Here, contrary to the determination of the Supreme Court, Bush Truck's vague claim of law office failure did not constitute a reasonable excuse for its failure to answer or appear (see Rivas v Palacios, 238 AD3d at 1187). The affirmation by counsel submitted in support of Bush Truck's motion was devoid of details or explanation as to, inter alia, when the matter was transferred to a new attorney and why the relevant documents pertaining to the matter were not discovered earlier. Bush Truck also did not submit an affirmation from the prior attorney. Therefore, Bush Truck failed to establish a reasonable excuse due to law office failure (see id.; Ross v Emefieh, 227 AD3d 739, 740). Moreover, its contention, in effect, relating to insurance delay is insufficient to excuse its default in serving a timely answer (see O'Donnell v Frangakis, 76 AD3d at 1000; Toland v Young, 60 AD3d at 755).
In light of our determination, it is unnecessary to determine whether Bush Truck demonstrated the existence of a potentially meritorious defense for purposes of either CPLR 317 or 5015(a)(1) (see Chondrite Asset Trust v 34 Dr. Corp., 240 AD3d at 659).
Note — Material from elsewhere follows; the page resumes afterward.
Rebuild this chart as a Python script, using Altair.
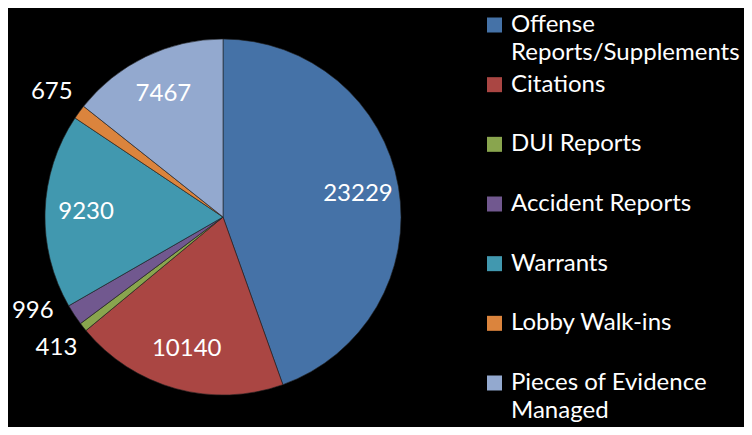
import math
import altair as alt
import pandas as pd

# ---- data ----
categories = [
    "Offense Reports/Supplements",
    "Citations",
    "DUI Reports",
    "Accident Reports",
    "Warrants",
    "Lobby Walk-ins",
    "Pieces of Evidence Managed",
]
legend_labels = [
    "Offense\nReports/Supplements",
    "Citations",
    "DUI Reports",
    "Accident Reports",
    "Warrants",
    "Lobby Walk-ins",
    "Pieces of Evidence\nManaged",
]
values = [23229, 10140, 413, 996, 9230, 675, 7467]
colors = ["#4572A7", "#AA4643", "#89A54E", "#71588F", "#4198AF", "#DB843D", "#93A9CF"]

# ---- layout / style ----
FONT = "Lato"
FS = 24
CX, CY = 215, 209          # pie centre inside the view
R = 178                    # pie radius
R_IN = 137                 # radius of labels drawn inside slices
R_OUT = 212                # radius of labels drawn outside slices
SMALL = 0.05               # slices smaller than this share get outside labels
MIN_GAP = math.radians(12) # minimal angular gap between outside labels

df = pd.DataFrame({"category": categories, "value": values, "idx": range(len(values)),
                   "legend": legend_labels})

total = float(sum(values))
cum = 0.0
angles, radii = [], []
for v in values:
    mid = (cum + v / 2) / total
    angles.append(2 * math.pi * mid)
    radii.append(R_OUT if v / total < SMALL else R_IN)
    cum += v
# spread outside labels that would collide
outside = sorted([i for i, r in enumerate(radii) if r == R_OUT], key=lambda i: angles[i])
for a, b in zip(outside, outside[1:]):
    if angles[b] - angles[a] < MIN_GAP:
        angles[b] = angles[a] + MIN_GAP
df["lab_theta"] = angles
df["lab_r"] = radii

color_scale = alt.Scale(domain=categories, range=colors)

base = alt.Chart(df)

arcs = base.mark_arc(radius=R, stroke="#222222", strokeWidth=0.6).encode(
    theta=alt.Theta("value:Q", stack=True),
    color=alt.Color("category:N", scale=color_scale, legend=None),
    order=alt.Order("idx:Q"),
    x=alt.value(CX),
    y=alt.value(CY),
)

labels = base.mark_text(font=FONT, fontSize=FS, color="white", align="center",
                        baseline="middle").encode(
    theta=alt.Theta("lab_theta:Q", scale=None),
    radius=alt.Radius("lab_r:Q", scale=None),
    text=alt.Text("value:Q", format="d"),
    x=alt.value(CX),
    y=alt.value(CY),
)

legend_y = alt.Y("idx:O", axis=None, scale=alt.Scale(type="point", range=[17, 375], padding=0))

leg_sq = base.mark_square(size=225, opacity=1, filled=True).encode(
    x=alt.value(486.5),
    y=legend_y,
    color=alt.Color("category:N", scale=color_scale, legend=None),
)

leg_txt = base.mark_text(font=FONT, fontSize=FS, color="white", align="left",
                         baseline="top", dy=-12, lineBreak="\n", lineHeight=28).encode(
    x=alt.value(503),
    y=legend_y,
    text="legend:N",
)

chart = (
    alt.layer(arcs, labels, leg_sq, leg_txt)
    .resolve_scale(theta="independent", radius="independent")
    .properties(
        width=736,
        height=419,
        padding=0,
        autosize=alt.AutoSizeParams(type="none"),
        background="black",
    )
    .configure_view(stroke=None)
)

chart.save("out.html", embed_options={"renderer": "svg", "actions": False})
Bush Truck also failed to establish that the interest of substantial justice would be served by vacating the June 2023 order. "CPLR 5015(a) does not provide an exhaustive list as to when a default judgment may be vacated, and a court may vacate its own judgment for sufficient reason and in the interests of substantial justice" (Spota v Cicerone, 229 AD3d 655, 656 [internal quotation marks omitted]; see Woodson v Mendon Leasing Corp., 100 NY2d 62, 68). "Nevertheless, a court's inherent power to exercise control over its judgments is not plenary, and should be resorted to only to relieve a party from judgments taken through fraud, mistake, inadvertence, surprise or excusable neglect" (Spota v Cicerone, 229 AD3d at 656 [alterations and internal quotation marks omitted]).
Here, Bush Truck failed to provide any evidence that the June 2023 order was the result of fraud, mistake, inadvertence, surprise, or excusable neglect that would warrant vacatur in the interest of substantial justice (see id.; Bank of N.Y. Mellon Trust Co. N.A. v Hsu, 204 AD3d 874, 876). Moreover, "the circumstances presented were not unique or unusual and did not warrant the invocation of a court's inherent power to vacate an order in the interests of substantial justice" (Spota v Cicerone, 229 AD3d at 656 [internal quotation marks omitted]).
Accordingly, the Supreme Court should have denied those branches of Bush Truck's motion which were pursuant to CPLR 317 and 5015 to vacate the June 2023 order.
DUFFY, J.P., DOWLING, HOM and QUIRK, JJ., concur.